**Prompt:** Could you repeat, exactly as they stand, the lines between the one with "Write the React, TypeScript" and the one with "import * as", inclusive, minus the pictures?

**Source data:**
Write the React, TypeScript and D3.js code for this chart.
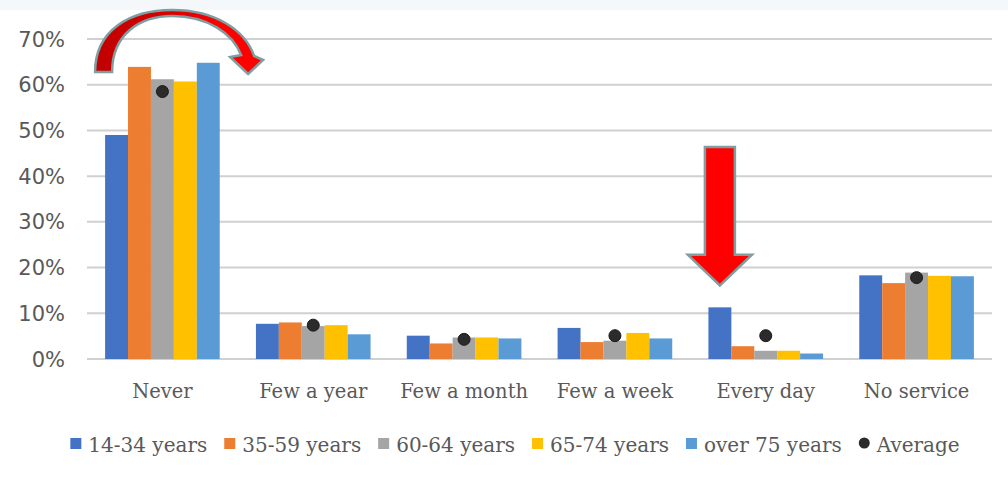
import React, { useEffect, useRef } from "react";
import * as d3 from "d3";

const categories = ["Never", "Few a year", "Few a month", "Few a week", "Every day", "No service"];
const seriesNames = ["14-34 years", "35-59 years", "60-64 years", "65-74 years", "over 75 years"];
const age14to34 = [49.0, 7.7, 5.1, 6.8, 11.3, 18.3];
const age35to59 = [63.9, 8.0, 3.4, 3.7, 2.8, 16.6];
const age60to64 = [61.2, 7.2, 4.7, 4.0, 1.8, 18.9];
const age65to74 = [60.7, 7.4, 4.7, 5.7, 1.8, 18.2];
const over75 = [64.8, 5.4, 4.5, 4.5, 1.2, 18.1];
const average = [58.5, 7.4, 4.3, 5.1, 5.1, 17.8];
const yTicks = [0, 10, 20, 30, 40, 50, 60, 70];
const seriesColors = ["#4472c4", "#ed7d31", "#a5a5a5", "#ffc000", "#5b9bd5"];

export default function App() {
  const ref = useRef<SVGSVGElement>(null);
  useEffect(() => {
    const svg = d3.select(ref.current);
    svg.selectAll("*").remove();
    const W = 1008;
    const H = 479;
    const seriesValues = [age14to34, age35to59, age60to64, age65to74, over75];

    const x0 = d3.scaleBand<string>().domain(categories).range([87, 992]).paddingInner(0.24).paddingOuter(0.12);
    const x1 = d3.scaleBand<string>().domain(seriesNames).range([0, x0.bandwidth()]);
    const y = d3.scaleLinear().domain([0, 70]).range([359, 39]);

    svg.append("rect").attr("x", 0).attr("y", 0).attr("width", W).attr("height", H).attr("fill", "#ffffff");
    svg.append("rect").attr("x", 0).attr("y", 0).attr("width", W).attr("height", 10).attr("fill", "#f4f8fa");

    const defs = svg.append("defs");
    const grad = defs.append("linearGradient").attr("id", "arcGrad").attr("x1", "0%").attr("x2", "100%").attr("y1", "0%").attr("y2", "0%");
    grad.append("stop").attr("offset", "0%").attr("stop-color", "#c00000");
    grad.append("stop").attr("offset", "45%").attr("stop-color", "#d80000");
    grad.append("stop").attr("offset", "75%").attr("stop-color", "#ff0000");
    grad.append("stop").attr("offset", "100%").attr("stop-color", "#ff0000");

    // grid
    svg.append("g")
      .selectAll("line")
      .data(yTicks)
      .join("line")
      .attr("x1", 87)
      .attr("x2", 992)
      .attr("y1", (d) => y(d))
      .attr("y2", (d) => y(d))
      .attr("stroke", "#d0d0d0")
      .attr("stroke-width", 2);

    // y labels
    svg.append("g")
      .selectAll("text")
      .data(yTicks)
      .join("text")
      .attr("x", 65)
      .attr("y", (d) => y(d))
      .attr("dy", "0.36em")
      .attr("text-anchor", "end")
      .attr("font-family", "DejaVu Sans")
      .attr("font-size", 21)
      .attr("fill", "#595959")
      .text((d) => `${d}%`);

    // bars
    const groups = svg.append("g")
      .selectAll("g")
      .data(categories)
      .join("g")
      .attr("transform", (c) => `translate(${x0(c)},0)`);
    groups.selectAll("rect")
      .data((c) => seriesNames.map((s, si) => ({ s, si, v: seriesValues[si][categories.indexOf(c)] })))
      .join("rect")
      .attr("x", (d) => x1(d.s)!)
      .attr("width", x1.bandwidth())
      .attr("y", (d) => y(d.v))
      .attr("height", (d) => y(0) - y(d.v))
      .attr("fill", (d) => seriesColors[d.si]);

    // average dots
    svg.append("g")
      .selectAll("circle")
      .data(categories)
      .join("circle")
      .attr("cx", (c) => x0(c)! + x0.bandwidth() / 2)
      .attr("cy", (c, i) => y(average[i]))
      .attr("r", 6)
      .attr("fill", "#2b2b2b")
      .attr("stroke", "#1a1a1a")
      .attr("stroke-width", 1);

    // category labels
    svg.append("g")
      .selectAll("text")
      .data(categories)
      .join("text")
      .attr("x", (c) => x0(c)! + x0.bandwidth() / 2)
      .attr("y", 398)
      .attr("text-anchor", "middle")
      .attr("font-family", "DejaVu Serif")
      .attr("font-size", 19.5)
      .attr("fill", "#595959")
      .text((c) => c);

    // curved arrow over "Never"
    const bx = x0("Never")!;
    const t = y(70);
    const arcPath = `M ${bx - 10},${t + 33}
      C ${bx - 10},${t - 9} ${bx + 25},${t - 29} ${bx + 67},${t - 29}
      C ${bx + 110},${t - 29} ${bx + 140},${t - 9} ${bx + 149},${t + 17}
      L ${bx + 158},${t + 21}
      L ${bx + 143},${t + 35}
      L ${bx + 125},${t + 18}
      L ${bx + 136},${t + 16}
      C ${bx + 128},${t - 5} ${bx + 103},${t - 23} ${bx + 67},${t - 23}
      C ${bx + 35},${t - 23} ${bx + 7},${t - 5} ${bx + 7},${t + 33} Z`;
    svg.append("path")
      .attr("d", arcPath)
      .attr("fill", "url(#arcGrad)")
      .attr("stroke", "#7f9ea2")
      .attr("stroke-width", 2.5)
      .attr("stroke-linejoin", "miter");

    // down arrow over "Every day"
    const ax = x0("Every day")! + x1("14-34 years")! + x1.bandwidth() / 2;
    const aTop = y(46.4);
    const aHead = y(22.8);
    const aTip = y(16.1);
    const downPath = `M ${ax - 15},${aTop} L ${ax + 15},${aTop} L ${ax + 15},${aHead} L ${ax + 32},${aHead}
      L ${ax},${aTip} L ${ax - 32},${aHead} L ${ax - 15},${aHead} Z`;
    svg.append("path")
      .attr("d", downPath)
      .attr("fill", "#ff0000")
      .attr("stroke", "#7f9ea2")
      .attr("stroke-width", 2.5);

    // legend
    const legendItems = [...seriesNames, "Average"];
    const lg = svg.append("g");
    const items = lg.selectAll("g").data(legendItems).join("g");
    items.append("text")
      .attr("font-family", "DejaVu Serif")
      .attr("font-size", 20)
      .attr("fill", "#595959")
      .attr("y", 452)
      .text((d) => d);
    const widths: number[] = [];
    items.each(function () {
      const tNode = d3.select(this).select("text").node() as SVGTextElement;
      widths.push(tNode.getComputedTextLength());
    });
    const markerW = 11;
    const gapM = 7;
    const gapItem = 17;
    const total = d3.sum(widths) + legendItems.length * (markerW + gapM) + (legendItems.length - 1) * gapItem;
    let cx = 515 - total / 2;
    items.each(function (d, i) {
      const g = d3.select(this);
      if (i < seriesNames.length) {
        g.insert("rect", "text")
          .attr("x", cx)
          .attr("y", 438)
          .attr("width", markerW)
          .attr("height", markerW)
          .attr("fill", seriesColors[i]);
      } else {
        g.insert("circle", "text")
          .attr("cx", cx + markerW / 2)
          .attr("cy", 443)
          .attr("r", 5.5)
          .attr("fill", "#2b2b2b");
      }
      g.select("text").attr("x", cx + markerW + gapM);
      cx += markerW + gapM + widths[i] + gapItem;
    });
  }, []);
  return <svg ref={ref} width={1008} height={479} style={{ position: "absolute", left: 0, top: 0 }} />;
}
==
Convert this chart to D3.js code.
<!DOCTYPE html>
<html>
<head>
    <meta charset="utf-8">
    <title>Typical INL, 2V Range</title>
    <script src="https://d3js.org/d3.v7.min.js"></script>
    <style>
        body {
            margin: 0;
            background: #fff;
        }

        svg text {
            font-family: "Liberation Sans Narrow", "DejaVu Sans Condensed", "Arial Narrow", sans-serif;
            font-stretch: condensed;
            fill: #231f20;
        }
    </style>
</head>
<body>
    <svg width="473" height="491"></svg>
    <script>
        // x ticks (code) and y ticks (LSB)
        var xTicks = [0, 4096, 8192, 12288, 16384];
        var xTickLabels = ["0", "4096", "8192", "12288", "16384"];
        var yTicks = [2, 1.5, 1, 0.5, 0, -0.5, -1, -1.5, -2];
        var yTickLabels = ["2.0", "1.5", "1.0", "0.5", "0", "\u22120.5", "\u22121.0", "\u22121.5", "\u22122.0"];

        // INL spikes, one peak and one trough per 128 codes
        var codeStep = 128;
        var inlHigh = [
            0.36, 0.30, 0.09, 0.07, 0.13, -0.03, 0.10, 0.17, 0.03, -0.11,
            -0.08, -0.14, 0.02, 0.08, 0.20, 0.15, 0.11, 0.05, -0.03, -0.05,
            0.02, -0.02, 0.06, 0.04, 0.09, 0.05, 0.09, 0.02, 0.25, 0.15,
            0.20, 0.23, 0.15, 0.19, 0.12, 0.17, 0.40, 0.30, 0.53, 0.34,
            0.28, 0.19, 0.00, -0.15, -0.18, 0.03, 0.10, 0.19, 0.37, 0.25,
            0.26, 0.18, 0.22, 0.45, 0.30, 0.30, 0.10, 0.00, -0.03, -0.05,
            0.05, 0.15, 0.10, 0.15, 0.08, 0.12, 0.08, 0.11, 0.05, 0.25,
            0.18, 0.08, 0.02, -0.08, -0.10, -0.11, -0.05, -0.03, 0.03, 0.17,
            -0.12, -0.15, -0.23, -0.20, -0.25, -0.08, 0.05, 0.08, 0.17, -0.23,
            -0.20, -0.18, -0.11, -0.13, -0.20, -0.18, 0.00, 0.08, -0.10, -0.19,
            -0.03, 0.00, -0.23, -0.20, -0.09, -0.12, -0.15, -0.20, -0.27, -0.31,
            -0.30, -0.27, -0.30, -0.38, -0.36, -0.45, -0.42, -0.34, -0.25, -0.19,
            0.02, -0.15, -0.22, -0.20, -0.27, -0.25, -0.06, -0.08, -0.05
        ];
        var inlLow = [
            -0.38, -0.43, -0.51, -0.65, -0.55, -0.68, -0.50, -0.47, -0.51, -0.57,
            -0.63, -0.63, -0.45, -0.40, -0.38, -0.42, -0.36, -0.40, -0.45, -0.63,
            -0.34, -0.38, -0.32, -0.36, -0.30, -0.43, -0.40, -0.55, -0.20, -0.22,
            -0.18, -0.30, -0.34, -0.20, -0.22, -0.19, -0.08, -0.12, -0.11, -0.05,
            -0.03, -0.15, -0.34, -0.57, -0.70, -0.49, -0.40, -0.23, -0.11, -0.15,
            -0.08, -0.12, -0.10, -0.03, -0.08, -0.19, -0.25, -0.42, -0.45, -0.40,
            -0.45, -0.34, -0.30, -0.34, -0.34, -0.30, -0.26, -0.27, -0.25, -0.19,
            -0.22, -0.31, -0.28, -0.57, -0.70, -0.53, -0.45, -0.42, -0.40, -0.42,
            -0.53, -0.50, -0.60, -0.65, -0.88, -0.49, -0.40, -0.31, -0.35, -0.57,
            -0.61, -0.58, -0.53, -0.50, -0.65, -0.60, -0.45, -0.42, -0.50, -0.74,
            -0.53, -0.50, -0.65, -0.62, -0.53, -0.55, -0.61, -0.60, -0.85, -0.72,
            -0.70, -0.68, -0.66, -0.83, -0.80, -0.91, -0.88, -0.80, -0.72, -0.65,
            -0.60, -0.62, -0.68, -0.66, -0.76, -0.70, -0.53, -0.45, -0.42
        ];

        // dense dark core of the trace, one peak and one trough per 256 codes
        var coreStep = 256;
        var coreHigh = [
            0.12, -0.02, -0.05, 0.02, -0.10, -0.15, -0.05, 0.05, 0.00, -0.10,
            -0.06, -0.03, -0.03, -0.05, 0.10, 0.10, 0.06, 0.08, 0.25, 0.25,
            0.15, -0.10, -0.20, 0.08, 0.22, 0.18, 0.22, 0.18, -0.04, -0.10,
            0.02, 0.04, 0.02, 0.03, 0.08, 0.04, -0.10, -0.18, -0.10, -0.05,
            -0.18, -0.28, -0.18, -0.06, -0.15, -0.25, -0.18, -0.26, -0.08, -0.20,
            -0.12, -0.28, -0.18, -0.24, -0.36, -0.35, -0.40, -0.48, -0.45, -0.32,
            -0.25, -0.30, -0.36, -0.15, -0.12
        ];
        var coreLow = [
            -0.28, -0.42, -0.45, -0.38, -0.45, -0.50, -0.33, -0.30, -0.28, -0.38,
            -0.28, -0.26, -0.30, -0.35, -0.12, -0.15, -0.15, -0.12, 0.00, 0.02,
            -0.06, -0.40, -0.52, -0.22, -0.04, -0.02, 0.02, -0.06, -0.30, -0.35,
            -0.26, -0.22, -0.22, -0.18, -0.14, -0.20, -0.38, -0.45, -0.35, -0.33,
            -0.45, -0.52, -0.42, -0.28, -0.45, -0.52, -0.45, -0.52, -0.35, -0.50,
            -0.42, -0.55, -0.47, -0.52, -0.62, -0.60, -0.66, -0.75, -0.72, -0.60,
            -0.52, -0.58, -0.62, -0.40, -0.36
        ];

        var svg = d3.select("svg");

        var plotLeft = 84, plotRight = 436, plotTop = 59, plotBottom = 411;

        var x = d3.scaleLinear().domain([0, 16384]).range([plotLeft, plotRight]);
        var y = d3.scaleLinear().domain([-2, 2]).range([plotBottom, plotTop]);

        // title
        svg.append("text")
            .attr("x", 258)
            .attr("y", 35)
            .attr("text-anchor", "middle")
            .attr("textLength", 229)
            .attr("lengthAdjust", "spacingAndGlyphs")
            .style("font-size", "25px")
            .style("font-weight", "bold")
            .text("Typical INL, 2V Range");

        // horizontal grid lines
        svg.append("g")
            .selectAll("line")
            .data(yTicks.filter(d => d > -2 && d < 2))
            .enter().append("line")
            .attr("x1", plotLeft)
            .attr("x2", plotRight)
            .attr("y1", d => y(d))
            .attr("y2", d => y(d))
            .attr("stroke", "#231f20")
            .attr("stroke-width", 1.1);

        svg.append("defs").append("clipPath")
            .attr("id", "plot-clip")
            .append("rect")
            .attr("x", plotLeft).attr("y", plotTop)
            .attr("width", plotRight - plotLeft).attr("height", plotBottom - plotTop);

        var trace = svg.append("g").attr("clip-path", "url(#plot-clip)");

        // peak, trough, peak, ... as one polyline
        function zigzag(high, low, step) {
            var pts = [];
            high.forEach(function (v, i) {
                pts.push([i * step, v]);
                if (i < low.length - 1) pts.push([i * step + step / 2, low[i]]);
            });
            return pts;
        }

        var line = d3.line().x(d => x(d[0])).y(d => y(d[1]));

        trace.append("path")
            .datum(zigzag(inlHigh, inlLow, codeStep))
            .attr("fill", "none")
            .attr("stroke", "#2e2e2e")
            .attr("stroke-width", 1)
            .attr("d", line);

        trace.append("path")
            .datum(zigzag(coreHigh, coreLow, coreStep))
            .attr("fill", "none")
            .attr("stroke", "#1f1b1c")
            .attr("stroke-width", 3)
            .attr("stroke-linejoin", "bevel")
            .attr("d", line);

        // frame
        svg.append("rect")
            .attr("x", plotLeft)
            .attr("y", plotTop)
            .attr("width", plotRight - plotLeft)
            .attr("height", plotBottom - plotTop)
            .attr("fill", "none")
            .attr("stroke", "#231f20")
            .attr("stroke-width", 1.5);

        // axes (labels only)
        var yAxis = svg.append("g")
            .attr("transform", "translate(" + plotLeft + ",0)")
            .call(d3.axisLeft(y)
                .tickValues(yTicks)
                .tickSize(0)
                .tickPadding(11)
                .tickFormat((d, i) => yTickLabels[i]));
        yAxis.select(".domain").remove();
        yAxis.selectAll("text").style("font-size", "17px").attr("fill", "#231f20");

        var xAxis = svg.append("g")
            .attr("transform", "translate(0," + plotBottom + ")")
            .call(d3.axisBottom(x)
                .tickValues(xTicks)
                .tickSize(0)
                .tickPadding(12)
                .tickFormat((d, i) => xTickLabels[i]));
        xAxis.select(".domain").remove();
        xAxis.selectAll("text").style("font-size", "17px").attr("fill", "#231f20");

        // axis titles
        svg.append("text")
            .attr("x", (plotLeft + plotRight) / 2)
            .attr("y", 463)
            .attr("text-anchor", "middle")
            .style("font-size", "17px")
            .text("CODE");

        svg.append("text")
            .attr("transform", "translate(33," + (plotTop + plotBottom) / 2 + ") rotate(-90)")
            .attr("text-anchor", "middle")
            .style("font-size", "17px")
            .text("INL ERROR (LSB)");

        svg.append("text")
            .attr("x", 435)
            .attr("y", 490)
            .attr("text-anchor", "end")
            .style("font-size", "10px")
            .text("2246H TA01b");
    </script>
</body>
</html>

**Answer to the task:**
Write the React, TypeScript and D3.js code for this chart.
import React, { useEffect, useRef } from "react";
import * as d3 from "d3";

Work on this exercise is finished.